== WHAT THIS TASK INVOLVES ==
Extract the opening line of the entries and every line after it, stopping at and including the line that contains "fig = plt.figure(figsize=(W". Do not include pictures.

== RECORDS FOR PROCESSING ==
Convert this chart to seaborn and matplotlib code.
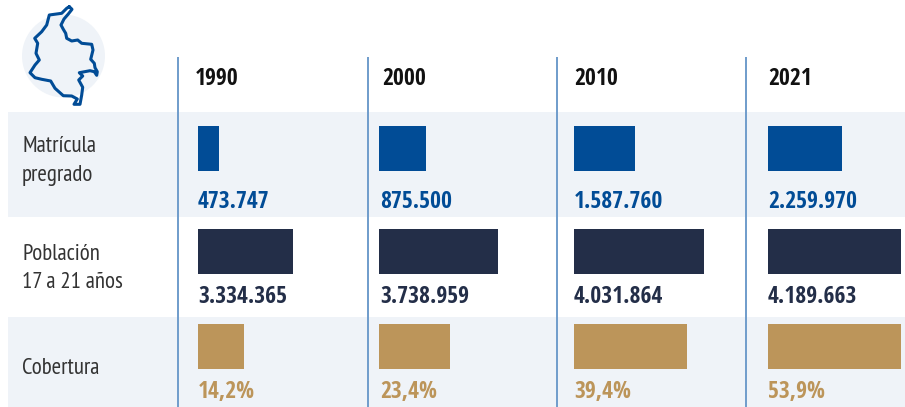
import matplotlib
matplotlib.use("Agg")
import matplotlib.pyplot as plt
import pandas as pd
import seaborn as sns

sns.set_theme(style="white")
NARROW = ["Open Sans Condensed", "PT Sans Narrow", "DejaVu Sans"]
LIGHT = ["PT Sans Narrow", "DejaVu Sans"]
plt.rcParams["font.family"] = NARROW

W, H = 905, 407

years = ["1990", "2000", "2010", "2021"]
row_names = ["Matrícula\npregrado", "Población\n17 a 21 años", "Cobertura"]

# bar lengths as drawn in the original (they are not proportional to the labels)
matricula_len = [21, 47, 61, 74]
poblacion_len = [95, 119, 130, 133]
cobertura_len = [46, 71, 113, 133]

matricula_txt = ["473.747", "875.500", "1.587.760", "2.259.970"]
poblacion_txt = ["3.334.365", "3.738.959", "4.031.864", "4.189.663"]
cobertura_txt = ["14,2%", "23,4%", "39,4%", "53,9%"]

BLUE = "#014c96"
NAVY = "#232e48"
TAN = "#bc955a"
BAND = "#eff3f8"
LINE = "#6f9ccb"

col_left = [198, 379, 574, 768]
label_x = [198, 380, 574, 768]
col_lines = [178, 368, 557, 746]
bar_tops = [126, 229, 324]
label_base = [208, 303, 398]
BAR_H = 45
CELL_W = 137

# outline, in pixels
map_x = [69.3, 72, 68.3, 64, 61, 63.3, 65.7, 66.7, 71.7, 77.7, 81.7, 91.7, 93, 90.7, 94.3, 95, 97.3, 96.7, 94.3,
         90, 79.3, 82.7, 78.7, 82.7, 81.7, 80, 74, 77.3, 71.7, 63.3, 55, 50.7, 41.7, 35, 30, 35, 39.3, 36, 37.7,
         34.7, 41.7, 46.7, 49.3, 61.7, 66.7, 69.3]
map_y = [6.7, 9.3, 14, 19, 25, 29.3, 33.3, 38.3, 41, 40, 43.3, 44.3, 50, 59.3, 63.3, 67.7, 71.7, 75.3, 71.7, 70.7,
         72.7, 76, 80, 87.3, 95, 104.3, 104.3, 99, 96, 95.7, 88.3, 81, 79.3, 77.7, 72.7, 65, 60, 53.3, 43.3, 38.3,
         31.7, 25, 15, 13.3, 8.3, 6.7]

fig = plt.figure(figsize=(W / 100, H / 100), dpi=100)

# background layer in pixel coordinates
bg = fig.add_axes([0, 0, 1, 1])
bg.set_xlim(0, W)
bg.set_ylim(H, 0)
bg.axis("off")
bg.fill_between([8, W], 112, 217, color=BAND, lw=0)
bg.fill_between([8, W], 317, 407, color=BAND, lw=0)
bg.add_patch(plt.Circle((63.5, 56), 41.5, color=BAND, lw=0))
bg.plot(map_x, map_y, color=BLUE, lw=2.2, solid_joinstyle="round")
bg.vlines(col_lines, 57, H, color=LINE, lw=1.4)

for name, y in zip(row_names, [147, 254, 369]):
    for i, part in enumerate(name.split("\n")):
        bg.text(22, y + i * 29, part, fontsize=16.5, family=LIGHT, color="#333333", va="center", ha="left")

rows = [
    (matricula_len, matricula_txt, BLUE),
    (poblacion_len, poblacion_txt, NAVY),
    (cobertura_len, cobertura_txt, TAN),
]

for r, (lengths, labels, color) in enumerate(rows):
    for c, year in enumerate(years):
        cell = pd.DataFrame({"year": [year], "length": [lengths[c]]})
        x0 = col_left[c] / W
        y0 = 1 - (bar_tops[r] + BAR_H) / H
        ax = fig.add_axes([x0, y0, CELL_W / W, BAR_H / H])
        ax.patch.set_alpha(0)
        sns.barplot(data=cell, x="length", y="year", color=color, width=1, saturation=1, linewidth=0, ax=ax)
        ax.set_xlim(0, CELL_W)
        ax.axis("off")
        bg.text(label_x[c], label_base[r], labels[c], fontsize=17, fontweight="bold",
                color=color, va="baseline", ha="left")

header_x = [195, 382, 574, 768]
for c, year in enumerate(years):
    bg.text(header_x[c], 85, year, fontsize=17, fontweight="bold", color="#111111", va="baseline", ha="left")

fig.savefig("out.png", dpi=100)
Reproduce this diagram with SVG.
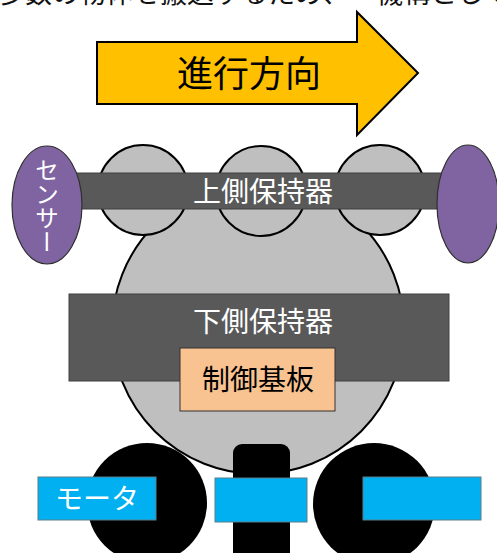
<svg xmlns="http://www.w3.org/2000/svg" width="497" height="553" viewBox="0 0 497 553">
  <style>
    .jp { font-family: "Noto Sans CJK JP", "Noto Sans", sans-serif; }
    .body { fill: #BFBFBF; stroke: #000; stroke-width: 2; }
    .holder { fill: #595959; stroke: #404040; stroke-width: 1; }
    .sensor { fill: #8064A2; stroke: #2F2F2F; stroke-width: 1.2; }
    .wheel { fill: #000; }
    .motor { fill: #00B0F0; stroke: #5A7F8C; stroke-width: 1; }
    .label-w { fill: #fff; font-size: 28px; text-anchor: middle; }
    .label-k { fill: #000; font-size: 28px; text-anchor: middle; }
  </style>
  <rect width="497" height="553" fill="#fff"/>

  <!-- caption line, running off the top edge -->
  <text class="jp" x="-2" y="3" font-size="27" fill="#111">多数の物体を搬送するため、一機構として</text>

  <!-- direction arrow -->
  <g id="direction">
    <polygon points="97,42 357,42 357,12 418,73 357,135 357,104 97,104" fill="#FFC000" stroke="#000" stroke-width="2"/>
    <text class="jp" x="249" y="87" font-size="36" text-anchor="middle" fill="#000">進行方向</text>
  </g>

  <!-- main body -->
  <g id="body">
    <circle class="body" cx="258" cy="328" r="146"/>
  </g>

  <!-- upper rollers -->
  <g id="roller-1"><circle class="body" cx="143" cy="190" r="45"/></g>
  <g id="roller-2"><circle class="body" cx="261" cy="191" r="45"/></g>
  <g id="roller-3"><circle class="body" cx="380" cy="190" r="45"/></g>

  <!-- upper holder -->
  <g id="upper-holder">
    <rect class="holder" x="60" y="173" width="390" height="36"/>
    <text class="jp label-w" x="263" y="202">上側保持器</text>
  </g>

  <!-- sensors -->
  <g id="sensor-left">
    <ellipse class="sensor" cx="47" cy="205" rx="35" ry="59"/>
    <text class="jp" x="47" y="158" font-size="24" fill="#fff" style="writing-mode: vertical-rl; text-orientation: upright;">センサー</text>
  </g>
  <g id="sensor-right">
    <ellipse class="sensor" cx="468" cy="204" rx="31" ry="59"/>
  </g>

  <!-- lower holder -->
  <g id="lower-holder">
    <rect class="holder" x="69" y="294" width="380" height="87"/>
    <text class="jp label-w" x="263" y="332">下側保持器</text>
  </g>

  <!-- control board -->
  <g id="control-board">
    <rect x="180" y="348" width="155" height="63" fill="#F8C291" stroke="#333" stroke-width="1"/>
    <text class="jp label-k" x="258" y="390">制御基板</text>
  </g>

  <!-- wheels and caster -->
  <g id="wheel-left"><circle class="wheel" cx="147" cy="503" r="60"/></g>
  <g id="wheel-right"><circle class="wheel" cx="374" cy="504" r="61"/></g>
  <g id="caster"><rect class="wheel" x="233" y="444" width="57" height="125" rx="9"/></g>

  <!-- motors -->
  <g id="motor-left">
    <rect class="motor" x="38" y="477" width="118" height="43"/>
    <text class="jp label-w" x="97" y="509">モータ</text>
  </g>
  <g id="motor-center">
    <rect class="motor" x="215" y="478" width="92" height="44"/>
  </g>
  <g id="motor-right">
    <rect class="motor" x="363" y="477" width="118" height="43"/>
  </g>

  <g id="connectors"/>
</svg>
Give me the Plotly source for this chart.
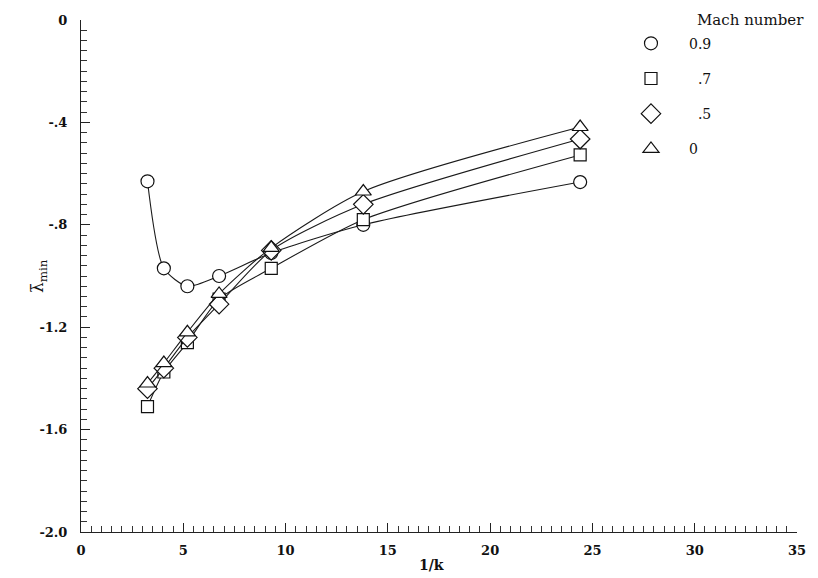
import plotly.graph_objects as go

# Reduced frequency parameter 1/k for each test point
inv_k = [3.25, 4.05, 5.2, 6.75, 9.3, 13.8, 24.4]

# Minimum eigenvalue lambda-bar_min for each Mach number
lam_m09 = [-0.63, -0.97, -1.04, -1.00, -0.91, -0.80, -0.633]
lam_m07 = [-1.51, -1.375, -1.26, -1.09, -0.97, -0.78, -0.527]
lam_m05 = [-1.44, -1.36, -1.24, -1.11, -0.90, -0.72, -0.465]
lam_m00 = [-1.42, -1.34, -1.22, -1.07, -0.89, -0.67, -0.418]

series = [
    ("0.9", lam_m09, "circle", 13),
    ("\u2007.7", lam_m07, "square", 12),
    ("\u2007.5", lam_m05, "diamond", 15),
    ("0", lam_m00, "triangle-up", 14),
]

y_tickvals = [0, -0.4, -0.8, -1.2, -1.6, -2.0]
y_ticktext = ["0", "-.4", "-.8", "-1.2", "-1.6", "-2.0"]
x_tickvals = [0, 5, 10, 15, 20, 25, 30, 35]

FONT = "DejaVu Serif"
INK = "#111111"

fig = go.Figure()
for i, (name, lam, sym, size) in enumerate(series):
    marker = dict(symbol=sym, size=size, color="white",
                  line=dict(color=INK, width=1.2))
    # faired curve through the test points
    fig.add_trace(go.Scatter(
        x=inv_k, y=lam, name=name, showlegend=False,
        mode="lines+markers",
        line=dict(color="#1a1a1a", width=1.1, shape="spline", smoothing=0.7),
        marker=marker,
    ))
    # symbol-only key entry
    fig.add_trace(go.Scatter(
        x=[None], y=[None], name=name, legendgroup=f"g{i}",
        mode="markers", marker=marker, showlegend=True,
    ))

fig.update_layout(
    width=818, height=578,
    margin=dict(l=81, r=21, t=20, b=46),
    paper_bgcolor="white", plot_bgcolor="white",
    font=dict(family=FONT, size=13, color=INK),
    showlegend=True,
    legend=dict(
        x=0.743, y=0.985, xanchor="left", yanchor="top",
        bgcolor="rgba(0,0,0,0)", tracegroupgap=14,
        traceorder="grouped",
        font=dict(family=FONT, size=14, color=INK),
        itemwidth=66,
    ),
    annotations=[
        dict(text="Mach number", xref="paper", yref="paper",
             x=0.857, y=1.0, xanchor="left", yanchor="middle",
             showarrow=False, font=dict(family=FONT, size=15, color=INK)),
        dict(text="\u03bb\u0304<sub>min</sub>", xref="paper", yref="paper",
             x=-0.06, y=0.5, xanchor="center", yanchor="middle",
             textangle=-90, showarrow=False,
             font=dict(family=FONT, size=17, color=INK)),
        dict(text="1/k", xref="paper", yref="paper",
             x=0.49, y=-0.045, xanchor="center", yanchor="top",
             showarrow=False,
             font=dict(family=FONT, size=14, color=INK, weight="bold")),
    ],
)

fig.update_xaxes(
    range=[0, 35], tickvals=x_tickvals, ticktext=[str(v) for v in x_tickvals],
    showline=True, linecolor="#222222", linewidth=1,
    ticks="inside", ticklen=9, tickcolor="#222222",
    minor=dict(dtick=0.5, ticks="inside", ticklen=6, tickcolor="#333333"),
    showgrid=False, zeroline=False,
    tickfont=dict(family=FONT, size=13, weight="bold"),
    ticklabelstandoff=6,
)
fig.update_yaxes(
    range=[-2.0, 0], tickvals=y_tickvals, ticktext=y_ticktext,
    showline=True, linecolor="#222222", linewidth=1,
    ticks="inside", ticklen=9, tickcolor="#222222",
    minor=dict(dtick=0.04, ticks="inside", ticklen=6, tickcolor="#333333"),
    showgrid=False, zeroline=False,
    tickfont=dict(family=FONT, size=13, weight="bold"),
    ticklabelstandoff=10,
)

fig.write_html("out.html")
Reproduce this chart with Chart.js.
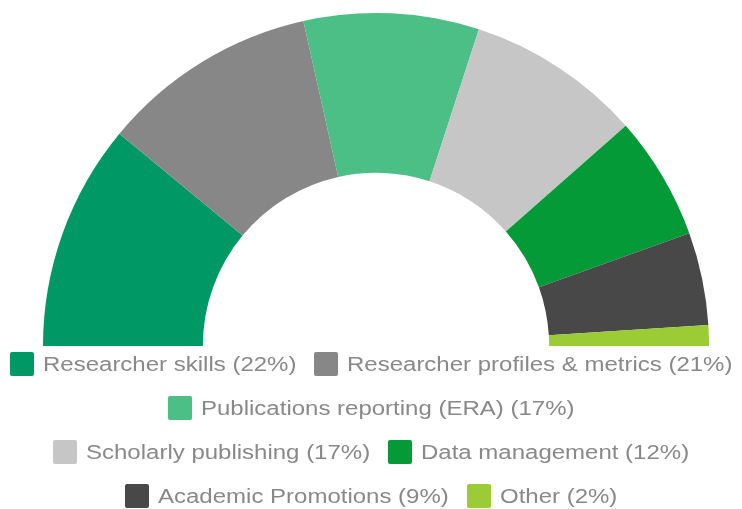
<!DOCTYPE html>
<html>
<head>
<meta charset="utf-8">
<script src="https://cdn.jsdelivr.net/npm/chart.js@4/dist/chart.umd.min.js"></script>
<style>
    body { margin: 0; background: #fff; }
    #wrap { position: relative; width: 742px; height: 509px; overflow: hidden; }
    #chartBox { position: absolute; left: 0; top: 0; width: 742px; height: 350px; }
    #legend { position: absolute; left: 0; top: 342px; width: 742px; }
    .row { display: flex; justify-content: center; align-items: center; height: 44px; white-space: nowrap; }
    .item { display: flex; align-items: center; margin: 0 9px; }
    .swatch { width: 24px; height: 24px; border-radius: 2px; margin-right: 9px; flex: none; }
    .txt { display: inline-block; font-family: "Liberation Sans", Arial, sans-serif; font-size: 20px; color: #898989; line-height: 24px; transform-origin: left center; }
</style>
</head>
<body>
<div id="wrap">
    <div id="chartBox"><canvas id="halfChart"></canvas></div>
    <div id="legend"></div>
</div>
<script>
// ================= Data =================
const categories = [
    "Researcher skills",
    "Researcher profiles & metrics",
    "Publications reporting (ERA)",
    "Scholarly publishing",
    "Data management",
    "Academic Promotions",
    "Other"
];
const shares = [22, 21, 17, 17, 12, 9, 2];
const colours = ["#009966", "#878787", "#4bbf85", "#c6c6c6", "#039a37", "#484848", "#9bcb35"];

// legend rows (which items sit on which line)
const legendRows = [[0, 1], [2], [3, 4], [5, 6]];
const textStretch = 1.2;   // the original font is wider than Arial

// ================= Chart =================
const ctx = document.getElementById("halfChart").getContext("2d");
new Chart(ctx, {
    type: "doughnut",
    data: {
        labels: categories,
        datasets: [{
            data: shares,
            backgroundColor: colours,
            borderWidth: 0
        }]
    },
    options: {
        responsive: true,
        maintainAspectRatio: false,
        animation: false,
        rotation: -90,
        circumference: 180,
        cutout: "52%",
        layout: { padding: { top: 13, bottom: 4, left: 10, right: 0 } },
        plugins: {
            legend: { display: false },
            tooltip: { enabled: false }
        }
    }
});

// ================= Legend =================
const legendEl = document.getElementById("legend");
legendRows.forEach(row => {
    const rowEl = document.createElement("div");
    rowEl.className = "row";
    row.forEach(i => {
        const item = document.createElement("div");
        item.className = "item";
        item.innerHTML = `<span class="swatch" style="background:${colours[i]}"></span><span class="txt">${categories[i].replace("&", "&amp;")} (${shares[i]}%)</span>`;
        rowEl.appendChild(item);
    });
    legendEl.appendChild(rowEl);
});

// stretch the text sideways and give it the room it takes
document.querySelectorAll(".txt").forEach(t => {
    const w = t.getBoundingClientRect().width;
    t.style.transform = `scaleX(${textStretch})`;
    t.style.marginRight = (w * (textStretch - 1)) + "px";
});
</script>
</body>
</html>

== ANSWER TO THE TASK ==
Convert this chart to seaborn and matplotlib code.
import matplotlib
matplotlib.use("Agg")
import matplotlib.pyplot as plt
import pandas as pd
import seaborn as sns

sns.set_theme(style="white")
NARROW = ["Open Sans Condensed", "PT Sans Narrow", "DejaVu Sans"]
LIGHT = ["PT Sans Narrow", "DejaVu Sans"]
plt.rcParams["font.family"] = NARROW

W, H = 905, 407

years = ["1990", "2000", "2010", "2021"]
row_names = ["Matrícula\npregrado", "Población\n17 a 21 años", "Cobertura"]

# bar lengths as drawn in the original (they are not proportional to the labels)
matricula_len = [21, 47, 61, 74]
poblacion_len = [95, 119, 130, 133]
cobertura_len = [46, 71, 113, 133]

matricula_txt = ["473.747", "875.500", "1.587.760", "2.259.970"]
poblacion_txt = ["3.334.365", "3.738.959", "4.031.864", "4.189.663"]
cobertura_txt = ["14,2%", "23,4%", "39,4%", "53,9%"]

BLUE = "#014c96"
NAVY = "#232e48"
TAN = "#bc955a"
BAND = "#eff3f8"
LINE = "#6f9ccb"

col_left = [198, 379, 574, 768]
label_x = [198, 380, 574, 768]
col_lines = [178, 368, 557, 746]
bar_tops = [126, 229, 324]
label_base = [208, 303, 398]
BAR_H = 45
CELL_W = 137

# outline, in pixels
map_x = [69.3, 72, 68.3, 64, 61, 63.3, 65.7, 66.7, 71.7, 77.7, 81.7, 91.7, 93, 90.7, 94.3, 95, 97.3, 96.7, 94.3,
         90, 79.3, 82.7, 78.7, 82.7, 81.7, 80, 74, 77.3, 71.7, 63.3, 55, 50.7, 41.7, 35, 30, 35, 39.3, 36, 37.7,
         34.7, 41.7, 46.7, 49.3, 61.7, 66.7, 69.3]
map_y = [6.7, 9.3, 14, 19, 25, 29.3, 33.3, 38.3, 41, 40, 43.3, 44.3, 50, 59.3, 63.3, 67.7, 71.7, 75.3, 71.7, 70.7,
         72.7, 76, 80, 87.3, 95, 104.3, 104.3, 99, 96, 95.7, 88.3, 81, 79.3, 77.7, 72.7, 65, 60, 53.3, 43.3, 38.3,
         31.7, 25, 15, 13.3, 8.3, 6.7]

fig = plt.figure(figsize=(W / 100, H / 100), dpi=100)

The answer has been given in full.